Hey Shipwreck...aren't you going to show the pics of your three hard-chromed Walthers again?  
-terry


----------



## Shipwreck (Jan 26, 2006)

tharmer said:


> Hey Shipwreck...aren't you going to show the pics of your three hard-chromed Walthers again?
> -terry


Nah, not on this thread


----------



## One (Dec 2, 2006)

well conceal carry is illegal here but if its ever made legal in WI or if i move i'll buy a gun specifically for that, till then its all about my baby eagle


----------



## Revolver (Aug 26, 2006)

Weight is a subjective thing.
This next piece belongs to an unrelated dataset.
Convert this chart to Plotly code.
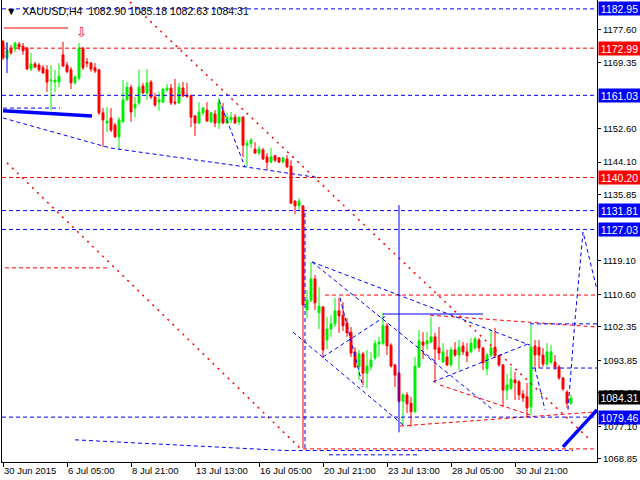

I personally believe you should carry the largest, best shooting sidearm you can carry all day.
And if you think the Baby Eagle is big and heavy, try the CZ 97 B.


----------



## Spenser (Nov 6, 2006)

Shipwreck said:


> Man, U guys are misisng the best gun in the world - The P99 A/S


Are you under contract with Walther???

If so, can you score me a discount??:mrgreen:


----------



## 7mmlover (Dec 4, 2006)

who makes the P99?


----------



## Revolver (Aug 26, 2006)

7mmlover said:


> who makes the P99?


Walther. Smith & Wesson makes their own version called the SW99. Ask Shipwreck about P99's. He'll tell you all about them.


----------